It wasn’t long before a new profession sprang up specifically to “style” merchandise. Once only luxury goods were crafted to appeal to the eye; by 1937 even Electrolux vacuum cleaners looked like speeding locomotives. Industrial designers, as men like Deskey were now called, had propelled modern design from Fifth Avenue to living rooms and kitchens-across the country. With “Packaging the New: Design and the American Consumer 1925-1975,” the new exhibit at the Cooper-Hewitt, Davidson suggests that the rapid pace of redesign and packaging was itself designed to stimulate appetite, a process she calls “style obsolescence.” The technology of toasting bread, she explains, hasn’t changed much over the years, but the toasters have. With only superficial redesigns-Art Deco details added in the ’20s, joyous postwar colors for the ’50s-industrialists, and the designers they hired, created constant updates on last year’s model.
As marriages of convenience go, the designer-manufacturer union produced extraordinary offspring. Success tended to reward those most perceptive of shifts in public mood, like Norman Bel Geddes, whose 1939-1940 radio inspired by the Stars and Stripes was a best seller during America’s heady prewar buildup. Streamlining, a popular 1930s industrial style turned domestic by Deskey and others, gave forward-ho enthusiasm to a wide range of household objects at a time of economic standstill. But other Depression gambits misfired, sometimes spectacularly. In 1930 Eastman Kodak introduced Coquette, a multicolored enameled camera sold with matching compact and lipstick. Market research, itself in its infancy, had identified the woman of the house as the family’s primary photographer. She may well have taken the pictures, but she didn’t buy the camera.
By stressing product design’s slavish subservience to the bottom line, critics paint a dark side of the industry that many who work in it reject. A good product, says veteran designer Don Dailey, accommodates esthetics, technology and marketing. In 1969 Duracell hired him to perform a facelift on his original 1964 design for the company’s alkaline battery. Dailey switched the gold band around the top for copper, a color he associated with good electrical conductors. The Duracell Copper Top became the country’s best-selling battery and looks the same 25 years later. “That wasn’t a conspiracy to defraud anyone,” he says. “[The design] implied what was true: that this was a better battery” Even Davidson admits that constant restyling is “less pernicious” than techniques of planned obsolescence developed by Detroit carmakers in the 1950s to speed car sales.
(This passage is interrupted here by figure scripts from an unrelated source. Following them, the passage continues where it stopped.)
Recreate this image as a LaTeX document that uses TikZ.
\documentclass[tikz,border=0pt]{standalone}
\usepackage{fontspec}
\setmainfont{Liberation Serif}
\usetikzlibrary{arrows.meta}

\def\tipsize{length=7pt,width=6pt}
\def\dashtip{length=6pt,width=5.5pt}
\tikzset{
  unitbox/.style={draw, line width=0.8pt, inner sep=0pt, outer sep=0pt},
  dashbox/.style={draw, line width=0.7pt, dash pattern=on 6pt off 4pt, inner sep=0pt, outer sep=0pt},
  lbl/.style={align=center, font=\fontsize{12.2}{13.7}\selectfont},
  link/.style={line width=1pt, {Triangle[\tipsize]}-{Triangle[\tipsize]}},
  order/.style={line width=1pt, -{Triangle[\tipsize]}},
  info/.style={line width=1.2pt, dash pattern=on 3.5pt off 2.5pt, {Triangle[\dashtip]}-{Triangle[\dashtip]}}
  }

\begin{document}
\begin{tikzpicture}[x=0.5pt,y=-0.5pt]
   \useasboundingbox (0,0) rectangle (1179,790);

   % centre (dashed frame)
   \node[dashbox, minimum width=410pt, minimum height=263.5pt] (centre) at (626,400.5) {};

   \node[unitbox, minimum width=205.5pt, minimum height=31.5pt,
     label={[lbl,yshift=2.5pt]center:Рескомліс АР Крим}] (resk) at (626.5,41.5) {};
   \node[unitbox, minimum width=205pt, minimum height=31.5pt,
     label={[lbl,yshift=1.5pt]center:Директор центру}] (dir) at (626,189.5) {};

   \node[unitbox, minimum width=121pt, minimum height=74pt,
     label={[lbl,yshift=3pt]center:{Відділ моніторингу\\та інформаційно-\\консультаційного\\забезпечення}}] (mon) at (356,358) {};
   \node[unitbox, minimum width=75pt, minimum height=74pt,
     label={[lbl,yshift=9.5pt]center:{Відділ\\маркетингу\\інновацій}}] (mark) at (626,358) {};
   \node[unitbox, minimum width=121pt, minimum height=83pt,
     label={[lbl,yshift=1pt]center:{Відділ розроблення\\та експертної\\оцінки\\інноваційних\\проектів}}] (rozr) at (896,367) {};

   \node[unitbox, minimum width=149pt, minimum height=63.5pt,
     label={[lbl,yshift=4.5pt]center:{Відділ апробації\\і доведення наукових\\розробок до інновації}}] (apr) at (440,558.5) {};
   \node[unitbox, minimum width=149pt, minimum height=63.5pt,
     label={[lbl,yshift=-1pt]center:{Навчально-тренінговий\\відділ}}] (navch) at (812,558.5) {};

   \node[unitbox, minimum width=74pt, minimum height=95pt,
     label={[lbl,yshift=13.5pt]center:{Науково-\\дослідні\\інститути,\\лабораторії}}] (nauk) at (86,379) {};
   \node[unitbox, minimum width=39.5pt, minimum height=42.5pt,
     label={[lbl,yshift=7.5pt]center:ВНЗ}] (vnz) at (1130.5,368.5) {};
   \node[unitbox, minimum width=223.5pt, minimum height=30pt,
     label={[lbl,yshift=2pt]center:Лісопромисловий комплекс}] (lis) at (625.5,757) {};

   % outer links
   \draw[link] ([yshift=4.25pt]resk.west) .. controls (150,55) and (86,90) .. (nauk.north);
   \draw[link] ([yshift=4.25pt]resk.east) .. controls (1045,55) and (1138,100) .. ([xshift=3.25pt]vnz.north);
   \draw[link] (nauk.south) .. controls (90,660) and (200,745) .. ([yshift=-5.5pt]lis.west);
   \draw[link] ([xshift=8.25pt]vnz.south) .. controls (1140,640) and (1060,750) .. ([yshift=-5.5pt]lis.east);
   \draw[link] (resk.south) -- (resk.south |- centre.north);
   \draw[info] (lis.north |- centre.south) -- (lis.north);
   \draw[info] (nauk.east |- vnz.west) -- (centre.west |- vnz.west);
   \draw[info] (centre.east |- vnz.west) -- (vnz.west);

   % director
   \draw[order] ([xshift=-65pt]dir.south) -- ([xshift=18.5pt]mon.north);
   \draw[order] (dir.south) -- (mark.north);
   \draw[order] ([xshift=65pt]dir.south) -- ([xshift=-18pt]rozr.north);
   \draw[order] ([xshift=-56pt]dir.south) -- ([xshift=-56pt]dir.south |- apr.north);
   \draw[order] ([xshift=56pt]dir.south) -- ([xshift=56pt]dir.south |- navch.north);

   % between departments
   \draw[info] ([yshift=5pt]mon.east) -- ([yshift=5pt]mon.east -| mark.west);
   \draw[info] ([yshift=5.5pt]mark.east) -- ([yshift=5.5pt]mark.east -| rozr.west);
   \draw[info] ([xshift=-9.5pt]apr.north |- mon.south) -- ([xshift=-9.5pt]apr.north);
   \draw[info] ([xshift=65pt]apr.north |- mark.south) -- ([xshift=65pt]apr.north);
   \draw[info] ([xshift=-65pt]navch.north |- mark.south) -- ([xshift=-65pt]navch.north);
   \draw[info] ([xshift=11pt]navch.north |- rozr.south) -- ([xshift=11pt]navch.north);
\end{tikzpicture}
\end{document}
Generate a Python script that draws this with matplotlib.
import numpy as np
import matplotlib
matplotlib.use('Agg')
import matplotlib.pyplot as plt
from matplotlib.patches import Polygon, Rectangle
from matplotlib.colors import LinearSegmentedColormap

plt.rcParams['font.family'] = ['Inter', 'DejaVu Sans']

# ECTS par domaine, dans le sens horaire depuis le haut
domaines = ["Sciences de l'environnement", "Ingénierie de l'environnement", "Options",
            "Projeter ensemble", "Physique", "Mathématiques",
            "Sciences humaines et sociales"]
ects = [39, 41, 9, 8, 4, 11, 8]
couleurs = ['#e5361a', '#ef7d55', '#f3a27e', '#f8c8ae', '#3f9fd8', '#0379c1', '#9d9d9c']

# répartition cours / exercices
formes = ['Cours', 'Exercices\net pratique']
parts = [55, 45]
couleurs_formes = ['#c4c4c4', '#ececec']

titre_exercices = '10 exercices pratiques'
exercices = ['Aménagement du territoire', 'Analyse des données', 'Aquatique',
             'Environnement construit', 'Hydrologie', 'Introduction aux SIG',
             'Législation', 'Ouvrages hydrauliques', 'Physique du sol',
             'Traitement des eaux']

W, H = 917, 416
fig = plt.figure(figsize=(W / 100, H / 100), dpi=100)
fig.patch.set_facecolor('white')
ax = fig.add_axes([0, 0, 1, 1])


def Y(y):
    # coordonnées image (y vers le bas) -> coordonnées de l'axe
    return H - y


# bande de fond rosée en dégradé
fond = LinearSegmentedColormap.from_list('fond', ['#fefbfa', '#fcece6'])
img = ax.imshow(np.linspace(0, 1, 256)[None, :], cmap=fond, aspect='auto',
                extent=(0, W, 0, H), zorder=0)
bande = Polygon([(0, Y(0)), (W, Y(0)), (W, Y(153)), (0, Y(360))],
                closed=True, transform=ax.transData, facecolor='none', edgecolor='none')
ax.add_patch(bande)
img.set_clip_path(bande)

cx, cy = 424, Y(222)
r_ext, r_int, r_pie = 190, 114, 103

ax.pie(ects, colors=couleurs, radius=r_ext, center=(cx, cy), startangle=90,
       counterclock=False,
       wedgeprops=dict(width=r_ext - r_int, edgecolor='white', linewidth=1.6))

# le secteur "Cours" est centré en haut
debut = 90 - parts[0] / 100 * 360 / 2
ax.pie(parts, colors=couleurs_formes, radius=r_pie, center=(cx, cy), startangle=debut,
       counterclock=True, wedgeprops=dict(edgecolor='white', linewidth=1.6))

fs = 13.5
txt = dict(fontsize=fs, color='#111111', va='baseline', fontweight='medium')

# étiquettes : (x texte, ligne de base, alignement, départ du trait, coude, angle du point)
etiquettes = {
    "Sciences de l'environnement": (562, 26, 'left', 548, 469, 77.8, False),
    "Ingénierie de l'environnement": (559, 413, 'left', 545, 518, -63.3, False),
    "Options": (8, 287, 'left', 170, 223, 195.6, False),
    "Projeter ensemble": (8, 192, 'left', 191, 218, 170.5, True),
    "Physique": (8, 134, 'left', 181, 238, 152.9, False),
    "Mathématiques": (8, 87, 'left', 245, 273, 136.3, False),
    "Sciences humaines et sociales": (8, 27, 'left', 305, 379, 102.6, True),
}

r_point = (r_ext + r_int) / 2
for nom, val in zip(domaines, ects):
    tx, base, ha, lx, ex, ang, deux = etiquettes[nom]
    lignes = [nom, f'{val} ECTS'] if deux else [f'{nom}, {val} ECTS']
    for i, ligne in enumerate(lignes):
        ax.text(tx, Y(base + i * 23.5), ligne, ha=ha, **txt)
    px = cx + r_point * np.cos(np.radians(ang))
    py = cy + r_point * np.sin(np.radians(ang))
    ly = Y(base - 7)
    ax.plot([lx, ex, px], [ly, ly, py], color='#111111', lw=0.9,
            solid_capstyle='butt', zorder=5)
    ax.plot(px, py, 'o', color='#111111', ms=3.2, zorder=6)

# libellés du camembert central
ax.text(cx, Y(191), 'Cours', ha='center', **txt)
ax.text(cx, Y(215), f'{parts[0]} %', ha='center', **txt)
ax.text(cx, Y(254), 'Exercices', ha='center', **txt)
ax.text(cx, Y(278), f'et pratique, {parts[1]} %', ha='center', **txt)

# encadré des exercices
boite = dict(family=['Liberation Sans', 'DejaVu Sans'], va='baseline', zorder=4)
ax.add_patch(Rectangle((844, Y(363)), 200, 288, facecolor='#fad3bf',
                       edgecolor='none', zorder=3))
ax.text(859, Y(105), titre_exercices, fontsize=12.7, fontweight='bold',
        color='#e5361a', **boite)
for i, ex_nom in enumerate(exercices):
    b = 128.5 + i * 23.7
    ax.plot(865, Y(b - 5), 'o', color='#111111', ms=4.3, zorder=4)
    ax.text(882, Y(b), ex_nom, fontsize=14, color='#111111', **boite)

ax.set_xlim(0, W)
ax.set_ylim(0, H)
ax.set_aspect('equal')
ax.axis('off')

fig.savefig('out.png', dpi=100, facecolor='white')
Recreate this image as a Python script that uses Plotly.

“Packaging the New” ends abruptly at 1975, a pity since America’s love affair with consumer novelty gallops on. “Clear” beers crowd the supermarket, and “green” packaging trumpets itself from the shelves. There’s even a vogue for “classic” kitchen appliances, among them comforting, sturdy postwar toasters like those at the Cooper-Hewitt. It’s proof that consumers do like what’s old-as long as it’s packaged anew.